Reproduce every entry that follows word for word, but omit the images.

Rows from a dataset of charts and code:
::::
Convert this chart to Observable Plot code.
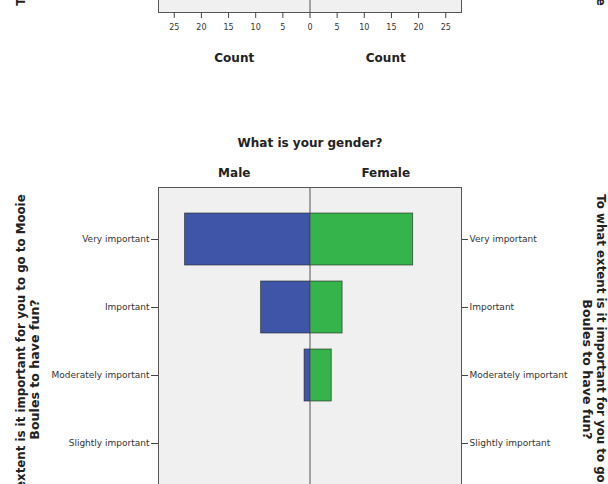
<!DOCTYPE html>
<html>
<head>
<meta charset="utf-8">
<script src="https://cdn.jsdelivr.net/npm/d3@7"></script>
<script src="https://cdn.jsdelivr.net/npm/@observablehq/plot@0.6"></script>
<style>
  html, body { margin: 0; padding: 0; background: #fff; overflow: hidden; width: 608px; height: 484px; }
  #wrap { position: relative; width: 608px; height: 484px; overflow: hidden; }
  #top { position: absolute; left: 0; top: -308px; }
  #bottom { position: absolute; left: 0; top: 0; }
</style>
</head>
<body>
<div id="wrap"><div id="top"></div><div id="bottom"></div></div>
<script>
// ---- data ----
const categories = ["Very important", "Important", "Moderately important", "Slightly important", "Not at all important"];
const maleCounts = [23, 9, 1, 0, 0];
const femaleCounts = [19, 6, 4, 0, 0];
const genders = ["Male", "Female"];
const genderColors = ["#3f56a8", "#34b44a"];
const countTicks = [-25, -20, -15, -10, -5, 0, 5, 10, 15, 20, 25];
const countDomain = [-27.9, 27.9];
const facetTitle = "What is your gender?";
const xTitle = "Count";
const yTitleLine1 = "To what extent is it important for you to go to Mooie";
const yTitleLine2 = "Boules to have fun?";
const topYTitleLine1 = "To what extent is it important for you to go to Mooie";
const topYTitleLine2 = "Boules to relax?";

const rows = [];
categories.forEach((c, i) => {
  if (maleCounts[i] > 0) rows.push({category: c, gender: "Male", count: -maleCounts[i]});
  if (femaleCounts[i] > 0) rows.push({category: c, gender: "Female", count: femaleCounts[i]});
});
const half = countDomain[1] / 2;
const genderX = g => (g === "Male" ? -half : half);

const font = "DejaVu Sans";
const common = {
  width: 608,
  marginLeft: 158,
  marginRight: 147,
  style: {fontFamily: font, background: "transparent", color: "#333"}
};
const titleStyle = {fontWeight: "bold", fill: "#222", textAnchor: "middle", lineAnchor: "middle"};

function sideTitles(line1, line2, dy) {
  return [
    Plot.text([line1], {...titleStyle, frameAnchor: "left", dx: -137, dy, rotate: -90, fontSize: 11.8}),
    Plot.text([line2], {...titleStyle, frameAnchor: "left", dx: -124, dy, rotate: -90, fontSize: 12.6}),
    Plot.text([line1], {...titleStyle, frameAnchor: "right", dx: 139, dy, rotate: 90, fontSize: 11.8}),
    Plot.text([line2], {...titleStyle, frameAnchor: "right", dx: 126, dy, rotate: 90, fontSize: 12.6})
  ];
}

// ---- upper chart (only its bottom edge is in view) ----
const topPlot = Plot.plot({
  ...common,
  height: 400,
  marginTop: 40,
  marginBottom: 80,
  x: {domain: countDomain},
  marks: [
    Plot.frame({fill: "#f0f0f0"}),
    Plot.ruleX([0], {stroke: "#555"}),
    Plot.frame({stroke: "#555"}),
    Plot.axisX({ticks: countTicks, tickFormat: Math.abs, tickSize: 6, tickPadding: 6, fontSize: 8, label: null, stroke: "#444"}),
    Plot.text(genders, {...titleStyle, x: genderX, text: () => xTitle, frameAnchor: "bottom", dy: 46, fontSize: 12}),
    ...sideTitles(topYTitleLine1, topYTitleLine2, -42)
  ]
});
document.getElementById("top").append(topPlot);

// ---- main chart ----
const plot = Plot.plot({
  ...common,
  height: 620,
  marginTop: 187,
  marginBottom: 57,
  x: {domain: countDomain},
  y: {domain: categories, type: "band", paddingInner: 0.235, paddingOuter: 0.36},
  color: {domain: genders, range: genderColors},
  marks: [
    Plot.frame({fill: "#f0f0f0"}),
    Plot.barX(rows, {x: "count", y: "category", fill: "gender", stroke: "#222", strokeWidth: 0.8, strokeOpacity: 0.75}),
    Plot.ruleX([0], {stroke: "#555"}),
    Plot.frame({stroke: "#555"}),
    Plot.axisY({anchor: "left", tickSize: 7, tickPadding: 2, fontSize: 9, label: null, stroke: "#444"}),
    Plot.axisY({anchor: "right", tickSize: 6, tickPadding: 2, fontSize: 9, label: null, stroke: "#444"}),
    Plot.axisX({ticks: countTicks, tickFormat: Math.abs, tickSize: 6, tickPadding: 6, fontSize: 8, label: null, stroke: "#444"}),
    Plot.text(genders, {...titleStyle, x: genderX, text: () => xTitle, frameAnchor: "bottom", dy: 46, fontSize: 12}),
    Plot.text([facetTitle], {...titleStyle, frameAnchor: "top", dy: -44, fontSize: 12}),
    Plot.text(genders, {...titleStyle, x: genderX, text: d => d, frameAnchor: "top", dy: -14, fontSize: 12}),
    ...sideTitles(yTitleLine1, yTitleLine2, -6)
  ]
});
document.getElementById("bottom").append(plot);
</script>
</body>
</html>
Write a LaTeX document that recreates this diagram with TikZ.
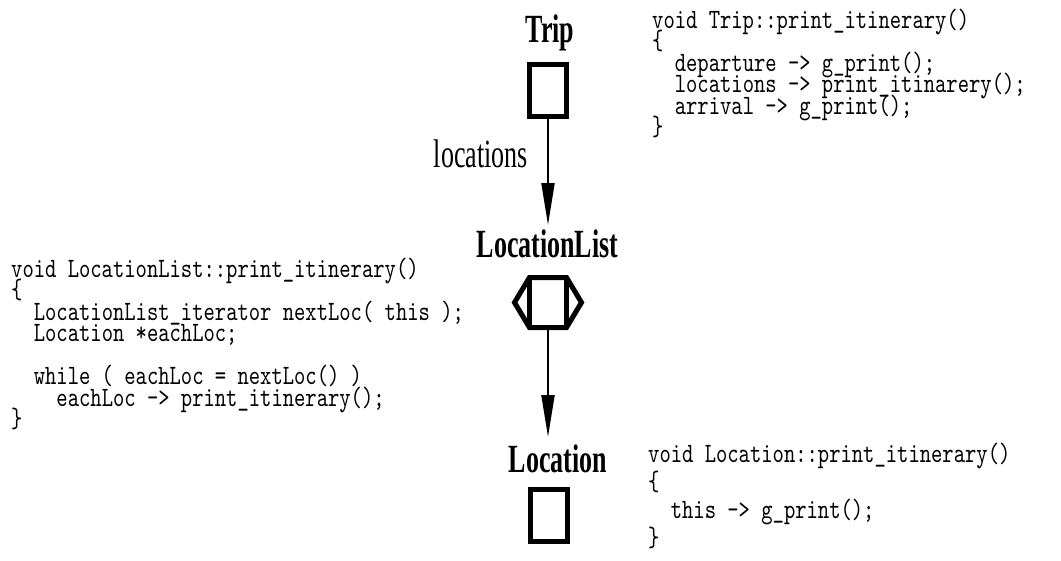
\documentclass[tikz,border=0pt]{standalone}
\usepackage{fontspec}
\usetikzlibrary{arrows.meta}
\newfontfamily\labfont[FakeStretch=0.65]{Liberation Serif}
\newfontfamily\codefont[FakeStretch=0.77]{lmmono10-regular.otf}
\newcommand\codeskip[1]{\fontsize{28}{#1}\codefont\lineskiplimit=-100pt\relax\lineskip=0pt\relax}
\tikzset{
  objbox/.style={draw, line width=5pt, minimum width=37pt, minimum height=52pt, inner sep=0pt},
  thickline/.style={line width=5pt, line join=miter},
  clsname/.style={font=\fontsize{40}{40}\labfont\bfseries, inner sep=0pt, anchor=base},
  rolename/.style={font=\fontsize{40}{40}\labfont, inner sep=0pt, anchor=base east},
  code/.style={font=\codeskip{21.5}, align=left, inner sep=0pt, anchor=base west},
  arr/.style={line width=2pt, -{Triangle[length=42pt,width=13pt]}},
}
\begin{document}
\begin{tikzpicture}[x=1pt,y=-1pt]
\useasboundingbox (0,0) rectangle (1061,560);
% Trip
\node[clsname] (triplab) at (550,42) {Trip};
\node[objbox] (trip) at (548,90) {};
% LocationList
\node[clsname] (lllab) at (547.5,257) {LocationList};
\node[inner sep=0pt, outer sep=0pt, minimum width=37pt, minimum height=50pt] (ll) at (548,302.5) {};
\draw[thickline] (ll.north west) -- (ll.north east) -- ++(15,25) -- (ll.south east)
  -- (ll.south west) -- ++(-15,-25) -- cycle;
\draw[thickline] (ll.north west) -- (ll.south west);
\draw[thickline] (ll.north east) -- (ll.south east);
% Location
\node[clsname] (loclab) at (558,472) {Location};
\node[objbox] (loc) at (549,515) {};
% connectors
\draw[arr, shorten >=4pt] (trip.south) -- (lllab.north -| trip.south);
\node[rolename] (role) at (528,167) {locations};
\draw[arr, shorten >=7pt] (ll.south) -- (loclab.north -| ll.south);
% code (base anchor = baseline of the last line)
\node[code] (tripcode) at (652,135.5) {void Trip::print\_itinerary()\\
\{\\
\hphantom{xx}departure -> g\_print();\\
\hphantom{xx}locations -> print\_itinarery();\\
\hphantom{xx}arrival -> g\_print();\\
\}};
\node[code] (llcode) at (11,427.5) {void LocationList::print\_itinerary()\\
\{\\
\hphantom{xx}LocationList\_iterator nextLoc( this );\\
\hphantom{xx}Location *eachLoc;\\
\mbox{}\\
\hphantom{xx}while ( eachLoc = nextLoc() )\\
\hphantom{xxxx}eachLoc -> print\_itinerary();\\
\}};
\node[code, font=\codeskip{28}] (loccode) at (648,546) {void Location::print\_itinerary()\\
\{\\
\hphantom{xx}this -> g\_print();\\
\}};
\end{tikzpicture}
\end{document}
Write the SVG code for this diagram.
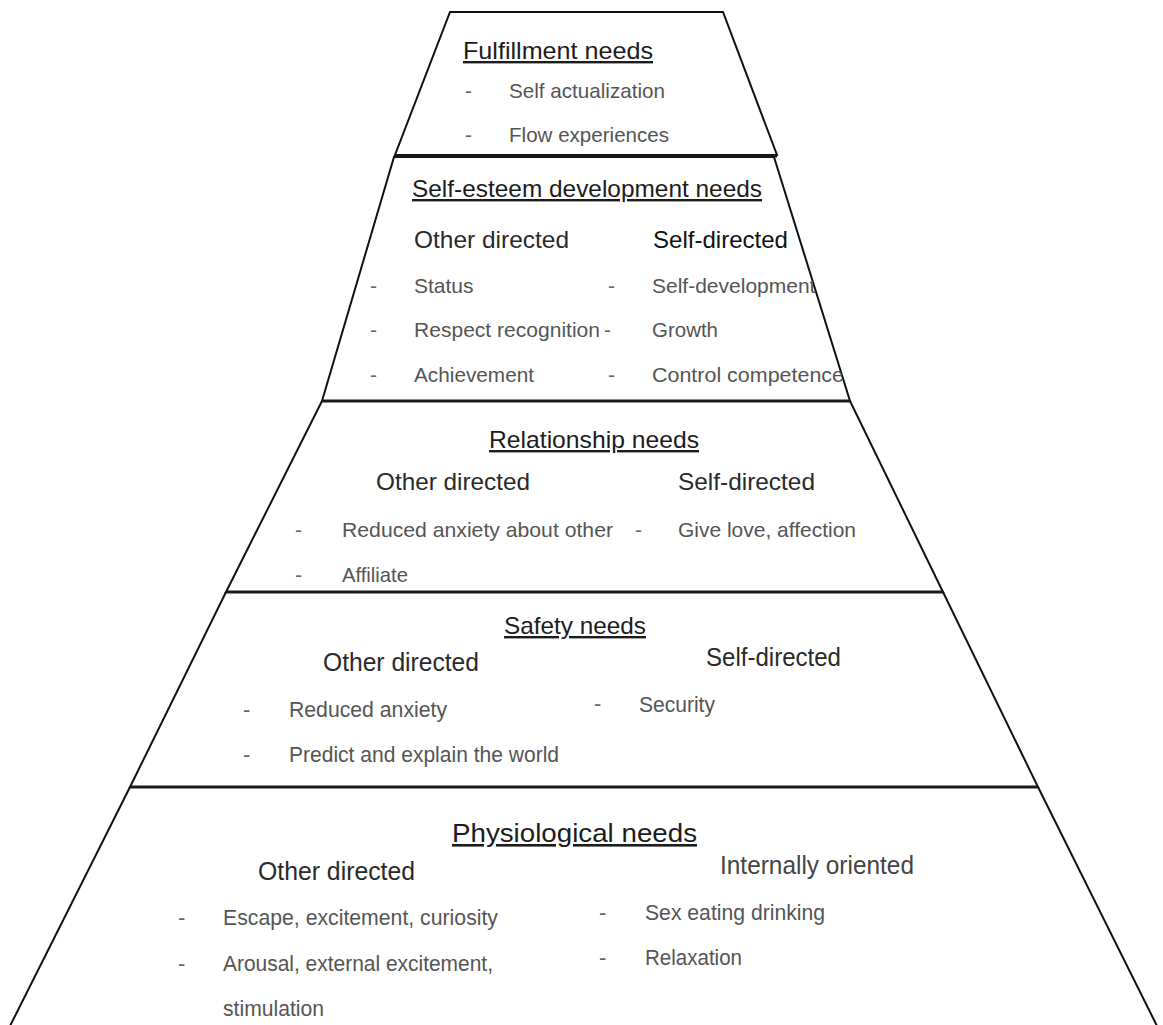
::::
* Full response
Convert this chart to Observable Plot code.
<!DOCTYPE html>
<html>
<head>
<meta charset="utf-8">
<script src="https://cdn.jsdelivr.net/npm/d3@7"></script>
<script src="https://cdn.jsdelivr.net/npm/@observablehq/plot@0.6"></script>
<style>
  html, body { margin: 0; padding: 0; background: #fff; overflow: hidden; width: 608px; height: 484px; }
  #wrap { position: relative; width: 608px; height: 484px; overflow: hidden; }
  #top { position: absolute; left: 0; top: -308px; }
  #bottom { position: absolute; left: 0; top: 0; }
</style>
</head>
<body>
<div id="wrap"><div id="top"></div><div id="bottom"></div></div>
<script>
// ---- data ----
const categories = ["Very important", "Important", "Moderately important", "Slightly important", "Not at all important"];
const maleCounts = [23, 9, 1, 0, 0];
const femaleCounts = [19, 6, 4, 0, 0];
const genders = ["Male", "Female"];
const genderColors = ["#3f56a8", "#34b44a"];
const countTicks = [-25, -20, -15, -10, -5, 0, 5, 10, 15, 20, 25];
const countDomain = [-27.9, 27.9];
const facetTitle = "What is your gender?";
const xTitle = "Count";
const yTitleLine1 = "To what extent is it important for you to go to Mooie";
const yTitleLine2 = "Boules to have fun?";
const topYTitleLine1 = "To what extent is it important for you to go to Mooie";
const topYTitleLine2 = "Boules to relax?";

const rows = [];
categories.forEach((c, i) => {
  if (maleCounts[i] > 0) rows.push({category: c, gender: "Male", count: -maleCounts[i]});
  if (femaleCounts[i] > 0) rows.push({category: c, gender: "Female", count: femaleCounts[i]});
});
const half = countDomain[1] / 2;
const genderX = g => (g === "Male" ? -half : half);

const font = "DejaVu Sans";
const common = {
  width: 608,
  marginLeft: 158,
  marginRight: 147,
  style: {fontFamily: font, background: "transparent", color: "#333"}
};
const titleStyle = {fontWeight: "bold", fill: "#222", textAnchor: "middle", lineAnchor: "middle"};

function sideTitles(line1, line2, dy) {
  return [
    Plot.text([line1], {...titleStyle, frameAnchor: "left", dx: -137, dy, rotate: -90, fontSize: 11.8}),
    Plot.text([line2], {...titleStyle, frameAnchor: "left", dx: -124, dy, rotate: -90, fontSize: 12.6}),
    Plot.text([line1], {...titleStyle, frameAnchor: "right", dx: 139, dy, rotate: 90, fontSize: 11.8}),
    Plot.text([line2], {...titleStyle, frameAnchor: "right", dx: 126, dy, rotate: 90, fontSize: 12.6})
  ];
}

// ---- upper chart (only its bottom edge is in view) ----
const topPlot = Plot.plot({
  ...common,
  height: 400,
  marginTop: 40,
  marginBottom: 80,
  x: {domain: countDomain},
  marks: [
    Plot.frame({fill: "#f0f0f0"}),
    Plot.ruleX([0], {stroke: "#555"}),
    Plot.frame({stroke: "#555"}),
    Plot.axisX({ticks: countTicks, tickFormat: Math.abs, tickSize: 6, tickPadding: 6, fontSize: 8, label: null, stroke: "#444"}),
    Plot.text(genders, {...titleStyle, x: genderX, text: () => xTitle, frameAnchor: "bottom", dy: 46, fontSize: 12}),
    ...sideTitles(topYTitleLine1, topYTitleLine2, -42)
  ]
});
document.getElementById("top").append(topPlot);

// ---- main chart ----
const plot = Plot.plot({
  ...common,
  height: 620,
  marginTop: 187,
  marginBottom: 57,
  x: {domain: countDomain},
  y: {domain: categories, type: "band", paddingInner: 0.235, paddingOuter: 0.36},
  color: {domain: genders, range: genderColors},
  marks: [
    Plot.frame({fill: "#f0f0f0"}),
    Plot.barX(rows, {x: "count", y: "category", fill: "gender", stroke: "#222", strokeWidth: 0.8, strokeOpacity: 0.75}),
    Plot.ruleX([0], {stroke: "#555"}),
    Plot.frame({stroke: "#555"}),
    Plot.axisY({anchor: "left", tickSize: 7, tickPadding: 2, fontSize: 9, label: null, stroke: "#444"}),
    Plot.axisY({anchor: "right", tickSize: 6, tickPadding: 2, fontSize: 9, label: null, stroke: "#444"}),
    Plot.axisX({ticks: countTicks, tickFormat: Math.abs, tickSize: 6, tickPadding: 6, fontSize: 8, label: null, stroke: "#444"}),
    Plot.text(genders, {...titleStyle, x: genderX, text: () => xTitle, frameAnchor: "bottom", dy: 46, fontSize: 12}),
    Plot.text([facetTitle], {...titleStyle, frameAnchor: "top", dy: -44, fontSize: 12}),
    Plot.text(genders, {...titleStyle, x: genderX, text: d => d, frameAnchor: "top", dy: -14, fontSize: 12}),
    ...sideTitles(yTitleLine1, yTitleLine2, -6)
  ]
});
document.getElementById("bottom").append(plot);
</script>
</body>
</html>
Write a LaTeX document that recreates this diagram with TikZ.
\documentclass[tikz,border=0pt]{standalone}
\usepackage{fontspec}
\usetikzlibrary{arrows.meta}
\newfontfamily\labfont[FakeStretch=0.65]{Liberation Serif}
\newfontfamily\codefont[FakeStretch=0.77]{lmmono10-regular.otf}
\newcommand\codeskip[1]{\fontsize{28}{#1}\codefont\lineskiplimit=-100pt\relax\lineskip=0pt\relax}
\tikzset{
  objbox/.style={draw, line width=5pt, minimum width=37pt, minimum height=52pt, inner sep=0pt},
  thickline/.style={line width=5pt, line join=miter},
  clsname/.style={font=\fontsize{40}{40}\labfont\bfseries, inner sep=0pt, anchor=base},
  rolename/.style={font=\fontsize{40}{40}\labfont, inner sep=0pt, anchor=base east},
  code/.style={font=\codeskip{21.5}, align=left, inner sep=0pt, anchor=base west},
  arr/.style={line width=2pt, -{Triangle[length=42pt,width=13pt]}},
}
\begin{document}
\begin{tikzpicture}[x=1pt,y=-1pt]
\useasboundingbox (0,0) rectangle (1061,560);
% Trip
\node[clsname] (triplab) at (550,42) {Trip};
\node[objbox] (trip) at (548,90) {};
% LocationList
\node[clsname] (lllab) at (547.5,257) {LocationList};
\node[inner sep=0pt, outer sep=0pt, minimum width=37pt, minimum height=50pt] (ll) at (548,302.5) {};
\draw[thickline] (ll.north west) -- (ll.north east) -- ++(15,25) -- (ll.south east)
  -- (ll.south west) -- ++(-15,-25) -- cycle;
\draw[thickline] (ll.north west) -- (ll.south west);
\draw[thickline] (ll.north east) -- (ll.south east);
% Location
\node[clsname] (loclab) at (558,472) {Location};
\node[objbox] (loc) at (549,515) {};
% connectors
\draw[arr, shorten >=4pt] (trip.south) -- (lllab.north -| trip.south);
\node[rolename] (role) at (528,167) {locations};
\draw[arr, shorten >=7pt] (ll.south) -- (loclab.north -| ll.south);
% code (base anchor = baseline of the last line)
\node[code] (tripcode) at (652,135.5) {void Trip::print\_itinerary()\\
\{\\
\hphantom{xx}departure -> g\_print();\\
\hphantom{xx}locations -> print\_itinarery();\\
\hphantom{xx}arrival -> g\_print();\\
\}};
\node[code] (llcode) at (11,427.5) {void LocationList::print\_itinerary()\\
\{\\
\hphantom{xx}LocationList\_iterator nextLoc( this );\\
\hphantom{xx}Location *eachLoc;\\
\mbox{}\\
\hphantom{xx}while ( eachLoc = nextLoc() )\\
\hphantom{xxxx}eachLoc -> print\_itinerary();\\
\}};
\node[code, font=\codeskip{28}] (loccode) at (648,546) {void Location::print\_itinerary()\\
\{\\
\hphantom{xx}this -> g\_print();\\
\}};
\end{tikzpicture}
\end{document}
Write the SVG code for this diagram.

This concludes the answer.